Quem nunca ouviu a máxima que “a farda impõe respeito?” Infelizmente, ainda hoje, a autoridade só se faz valer quando quem a veste é do sexo masculino. Mesmo incorporada há 21 anos, a presença da mulher na Polícia Militar da Bahia ainda é marcada pela violência institucional, doméstica e discriminação por uma parcela da sociedade. Para oferecer apoio e assistência psicossocial ao maior contingente feminino do país, em termos proporcionais, elas contam com o Centro de Referência Maria Felipa.

Fundado em março de 2006, o único centro deste tipo no Brasil, que já atendeu cerca de 50 casos, desenvolve estudos relativos à saúde ocupacional da policial, combate todas as formas de discriminação, realiza palestras, seminários, atua em apoio ao projeto Polícia Cidadã, e trabalha questões sobre tipos de violência, sobretudo, a doméstica e sexual. Atualmente, a equipe é formada por um núcleo jurídico, assistente social e psicóloga. Localizado na rua Conselheiro Spínola, 16, Barris, o centro atende das 8 às 18h, de segunda a sexta, e é voltado também para as esposas, filhas e companheiras de policiais.

“Trabalhamos com a melhora da autoestima, com a utilização de uma sala de cuidados, que seria um apoio estético tanto de policiais quanto da comunidade. Nossas maiores demandas se referem à violência doméstica. Fazemos inicialmente um acolhimento, com triagem, e o suporte psicológico é dado imediatamente”, esclarece a assistente social Patrícia Sanches.

De acordo com a coordenadora e fundadora do Centro Maria Felipa, capitã Denice Santiago, avanços como a ressignificação do efetivo feminino dentro da corporação já são percebidos. Em 2011, existe uma proposta no final do Carnaval, que termina no Dia Internacional da Mulher, de um movimento nas ruas da capital para homenagear todas as mulheres. “Este ano, também serão criados observatórios do segmento feminino relacionadas ao gênero, raça e à intolerância religiosa em Paulo Afonso, Barreiras e Juazeiro, com o objetivo de monitorar ações relacionadas à atividade policial”.

Medidas articuladas

Para amparar estas mulheres vítimas de violência e coordenar medidas articuladas nos três níveis de governo, é importante ter um acompanhamento monitorado por uma rede de serviços para mulheres, constituída por varas especializadas, Delegacias Especiais de Atendimento à Mulher (Deams), centros de referência, Casa Abrigo, núcleos de atendimento e Centros de Referência em Assistência Social (Cras), além de serviços de saúde.

A titular da Deam do Engenho Velho de Brotas, Cely Carlos da Silva, explica que o enfretamento à violência é refletido no aumento de número de casos registrados.
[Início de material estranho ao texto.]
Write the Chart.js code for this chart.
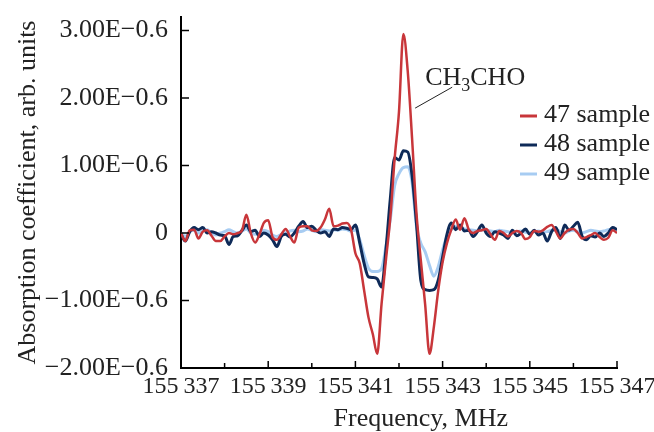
<!DOCTYPE html>
<html>
<head>
<meta charset="utf-8">
<script src="https://cdn.jsdelivr.net/npm/chart.js@4.4.1/dist/chart.umd.min.js"></script>
<style>
  html, body { margin: 0; padding: 0; background: #fff; }
  canvas { display: block; }
</style>
</head>
<body>
<canvas id="spectrumChart" width="654" height="432"></canvas>
<script>
// frequency grid, MHz
const frequency = [
  155337.0, 155337.1, 155337.2, 155337.3, 155337.4, 155337.5, 155337.6, 155337.7, 155337.8, 155337.9,
  155338.0, 155338.1, 155338.2, 155338.3, 155338.4, 155338.5, 155338.6, 155338.7, 155338.8, 155338.9,
  155339.0, 155339.1, 155339.2, 155339.3, 155339.4, 155339.5, 155339.6, 155339.7, 155339.8, 155339.9,
  155340.0, 155340.1, 155340.2, 155340.3, 155340.4, 155340.5, 155340.6, 155340.7, 155340.8, 155340.9,
  155341.0, 155341.1, 155341.2, 155341.3, 155341.4, 155341.5, 155341.6, 155341.7, 155341.8, 155341.9,
  155342.0, 155342.1, 155342.2, 155342.3, 155342.4, 155342.5, 155342.6, 155342.7, 155342.8, 155342.9,
  155343.0, 155343.1, 155343.2, 155343.3, 155343.4, 155343.5, 155343.6, 155343.7, 155343.8, 155343.9,
  155344.0, 155344.1, 155344.2, 155344.3, 155344.4, 155344.5, 155344.6, 155344.7, 155344.8, 155344.9,
  155345.0, 155345.1, 155345.2, 155345.3, 155345.4, 155345.5, 155345.6, 155345.7, 155345.8, 155345.9,
  155346.0, 155346.1, 155346.2, 155346.3, 155346.4, 155346.5, 155346.6, 155346.7, 155346.8, 155346.9,
  155347.0
];

// absorption, units of 1E-0.6
const sample47 = [
  0.0, -0.12, 0.04, 0.05, -0.08, 0.02, 0.04, -0.04, -0.12, -0.12,
  -0.05, 0.0, -0.02, 0.0, 0.04, 0.27, 0.0, -0.14, -0.02, 0.15,
  0.19, -0.06, -0.1, -0.02, 0.06, -0.05, -0.14, 0.08, 0.1, 0.1,
  0.04, 0.03, 0.08, 0.2, 0.36, 0.1, 0.11, 0.14, 0.15, 0.05,
  -0.3, -0.45, -0.85, -1.25, -1.5, -1.79, -1.05, -0.4, 0.22, 1.1,
  1.8, 2.95, 2.4, 1.4, 0.3, -0.4, -1.06, -1.79, -1.39, -0.85,
  -0.43, -0.15, 0.05, 0.2, 0.05, 0.22, 0.05, 0.0, 0.03, 0.04,
  0.06, -0.02, -0.1, 0.03, 0.0, -0.05, 0.0, 0.03, 0.0, -0.09,
  -0.06, 0.03, 0.02, 0.04, 0.09, 0.12, 0.02, -0.08, 0.0, 0.05,
  0.06, 0.0, -0.08, -0.06, -0.03, 0.0, -0.06, -0.1, -0.07, 0.04,
  0.0
];
const sample48 = [
  -0.02, -0.12, 0.02, 0.08, 0.05, 0.08, 0.0, 0.02, 0.0, -0.03,
  -0.04, -0.17, -0.05, -0.04, 0.04, 0.12, 0.02, 0.04, -0.05, 0.0,
  -0.03, -0.1, -0.2, -0.05, -0.02, -0.06, 0.0, 0.1, 0.17, 0.08,
  0.1, 0.04, 0.0, 0.02, -0.05, 0.06, 0.05, 0.08, 0.07, 0.05,
  0.12, -0.15, -0.45, -0.65, -0.66, -0.68, -0.8, -0.25, 0.5, 1.12,
  1.08, 1.22, 1.2, 0.85, 0.15, -0.7, -0.84, -0.85, -0.84, -0.7,
  -0.36, -0.02, 0.15, 0.05, 0.12, 0.03, 0.04, -0.05, 0.02, 0.12,
  0.0, -0.05, 0.02, 0.0, -0.03, -0.08, 0.04, -0.04, 0.0, 0.06,
  -0.02, 0.04, -0.03, 0.0, -0.12, 0.02, 0.08, -0.08, 0.12, 0.04,
  0.1, 0.16, -0.05, -0.1, -0.04, -0.06, 0.0, -0.05, 0.0, 0.08,
  0.05
];
const sample49 = [
  0.0, -0.05, 0.02, 0.04, 0.0, 0.03, 0.05, 0.0, -0.03, 0.0,
  0.02, 0.05, 0.02, 0.0, 0.03, 0.06, 0.0, -0.02, 0.0, 0.04,
  0.02, -0.03, -0.05, -0.02, 0.0, 0.03, 0.04, 0.02, 0.03, 0.06,
  0.04, 0.02, 0.05, 0.04, 0.03, 0.05, 0.04, 0.06, 0.05, 0.03,
  0.04, -0.1, -0.33, -0.52, -0.57, -0.57, -0.53, -0.2, 0.2, 0.7,
  0.88, 0.97, 0.98, 0.75, 0.1, -0.15, -0.28, -0.48, -0.64, -0.5,
  -0.25, -0.05, 0.05, 0.1, 0.08, 0.06, 0.05, 0.04, 0.03, 0.05,
  0.04, 0.03, 0.02, 0.04, 0.03, 0.02, 0.0, 0.02, 0.03, 0.01,
  0.0, 0.02, 0.03, 0.01, 0.02, 0.04, 0.05, 0.02, 0.0, 0.03,
  0.04, 0.02, 0.0, 0.02, 0.04, 0.03, 0.02, 0.03, 0.05, 0.06,
  0.04
];

const seriesNames = ["47 sample", "48 sample", "49 sample"];
const seriesColors = ["#c8363a", "#0e2a58", "#a7ccf2"];

const xTickValues = [155337, 155338, 155339, 155340, 155341, 155342, 155343, 155344, 155345, 155346, 155347];
const xTickLabels = ["155\u2009337", "", "155\u2009339", "", "155\u2009341", "", "155\u2009343", "", "155\u2009345", "", "155\u2009347"];
const yTickValues = [-2, -1, 0, 1, 2, 3];
const yTickLabels = ["\u22122.00E\u22120.6", "\u22121.00E\u22120.6", "0", "1.00E\u22120.6", "2.00E\u22120.6", "3.00E\u22120.6"];

// label for the peak: text anchor and leader line, in data units
const peakLabel = { freq: 155342.6, value: 2.2, lineFrom: [155342.37, 1.85], lineTo: [155343.22, 2.16] };

const FONT = "'Liberation Serif', 'Times New Roman', serif";
const TEXT = "#222";

function toPoints(values) {
  return values.map((v, i) => ({ x: frequency[i], y: v }));
}

const extras = {
  id: "extras",
  afterDraw(chart) {
    const { ctx, scales: { x, y }, chartArea } = chart;
    ctx.save();
    // inward tick marks
    ctx.strokeStyle = "#000";
    ctx.lineWidth = 1.5;
    x.ticks.forEach((t, i) => {
      const px = x.getPixelForValue(t.value);
      const len = xTickLabels[i] ? 7 : 5;
      ctx.beginPath();
      ctx.moveTo(px, chartArea.bottom);
      ctx.lineTo(px, chartArea.bottom - len);
      ctx.stroke();
    });
    yTickValues.forEach(v => {
      const py = y.getPixelForValue(v);
      ctx.beginPath();
      ctx.moveTo(chartArea.left, py);
      ctx.lineTo(chartArea.left + 8, py);
      ctx.stroke();
    });

    // x axis title
    ctx.fillStyle = TEXT;
    ctx.font = "26px " + FONT;
    ctx.textAlign = "center";
    ctx.textBaseline = "alphabetic";
    ctx.fillText("Frequency, MHz", x.getPixelForValue(155342.5), 426);

    // legend
    ctx.textAlign = "left";
    ctx.textBaseline = "middle";
    chart.data.datasets.forEach((ds, i) => {
      const ly = 116 + i * 29;
      ctx.strokeStyle = ds.borderColor;
      ctx.lineWidth = 3;
      ctx.beginPath();
      ctx.moveTo(520, ly);
      ctx.lineTo(537, ly);
      ctx.stroke();
      ctx.fillStyle = TEXT;
      ctx.font = "26px " + FONT;
      ctx.fillText(ds.label, 544, ly - 1);
    });

    // CH3CHO label with leader line
    ctx.strokeStyle = "#222";
    ctx.lineWidth = 1;
    ctx.beginPath();
    ctx.moveTo(x.getPixelForValue(peakLabel.lineFrom[0]), y.getPixelForValue(peakLabel.lineFrom[1]));
    ctx.lineTo(x.getPixelForValue(peakLabel.lineTo[0]), y.getPixelForValue(peakLabel.lineTo[1]));
    ctx.stroke();
    let tx = x.getPixelForValue(peakLabel.freq);
    const ty = y.getPixelForValue(peakLabel.value);
    ctx.textBaseline = "alphabetic";
    ctx.font = "26px " + FONT;
    ctx.fillText("CH", tx, ty);
    tx += ctx.measureText("CH").width;
    ctx.font = "18px " + FONT;
    ctx.fillText("3", tx, ty + 6);
    tx += ctx.measureText("3").width;
    ctx.font = "26px " + FONT;
    ctx.fillText("CHO", tx, ty);
    ctx.restore();
  }
};

new Chart(document.getElementById("spectrumChart").getContext("2d"), {
  type: "line",
  data: {
    datasets: seriesNames.map((name, i) => ({
      label: name,
      data: toPoints([sample47, sample48, sample49][i]),
      borderColor: seriesColors[i],
      borderWidth: i === 0 ? 2.5 : 3,
      pointRadius: 0,
      cubicInterpolationMode: "monotone",
      fill: false
    }))
  },
  options: {
    responsive: false,
    animation: false,
    devicePixelRatio: 1,
    layout: { padding: { top: 17, right: 37, bottom: 0, left: 0 } },
    plugins: { legend: { display: false }, tooltip: { enabled: false } },
    scales: {
      x: {
        type: "linear",
        min: 155337,
        max: 155347,
        afterBuildTicks: s => { s.ticks = xTickValues.map(v => ({ value: v })); },
        afterFit: s => { s.height = 64; s.paddingLeft = 0; s.paddingRight = 0; },
        grid: { display: false, drawTicks: false },
        border: { display: true, color: "#000", width: 2 },
        ticks: {
          autoSkip: false,
          maxRotation: 0,
          padding: 4,
          color: TEXT,
          font: { family: FONT, size: 24 },
          callback: v => xTickLabels[xTickValues.indexOf(v)]
        }
      },
      y: {
        min: -2,
        max: 3.2,
        afterBuildTicks: s => { s.ticks = yTickValues.map(v => ({ value: v })); },
        afterFit: s => { s.width = 181; s.paddingTop = 0; s.paddingBottom = 0; },
        grid: { display: false, drawTicks: false },
        border: { display: true, color: "#000", width: 2 },
        ticks: {
          padding: 13,
          color: TEXT,
          font: { family: FONT, size: 26 },
          callback: v => yTickLabels[yTickValues.indexOf(v)]
        },
        title: {
          display: true,
          text: "Absorption coefficient, arb. units",
          color: TEXT,
          font: { family: FONT, size: 26 },
          padding: { top: 13, bottom: 0 }
        }
      }
    }
  },
  plugins: [extras]
});
</script>
</body>
</html>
No ano passado, foram registradas mais de 9 mil ocorrências de violência contra mulheres, independentemente da posição social, financeira ou cultural. No início deste ano já foram notificados mais 400 casos.

“O aumento das ocorrências é fruto do encorajamento das mulheres. Antes elas não tinham uma legislação tão forte como a Lei Maria da Penha. Hoje, contam com as medidas protetivas, prisão em flagrante e preventiva, e o autor sabe que não vai ficar impune. Registrada a denúncia, o inquérito não pode ser arquivado, mesmo que ela desista”, acrescenta Cely da Silva.

A delegada destacou que a violência passa por um ciclo. No primeiro momento, o autor comete agressões leves, na segunda etapa culmina em lesões corporais, ou até na morte, da parceira e, por último, a fase de reconciliação, com tentativas de reconquistar aquela mulher. “Pouco tempo depois, a violência volta a acontecer”, explica a titular.

A sargento Sheila Amarante, 30 anos, uma das 4.198 policiais femininas do estado de um universo de mais de 30 mil homens, ressalta que as mulheres não nasceram para sofrer violência doméstica. Há 12 anos na Polícia Militar, ela foi casada oito anos com um policial, que praticava violência psicológica e física. No centro, ela foi recebida depois de assistir uma palestra sobre violência doméstica na Uneb.

“Quando cheguei, a equipe multidisciplinar transmitiu um sentimento de segurança. Estava muito fragilizada e toda estrutura foi essencial para buscar coragem e ir até o fim. Denunciei o meu agressor e hoje já separada me considero uma agente multiplicadora da não-violência”, contou Sheila.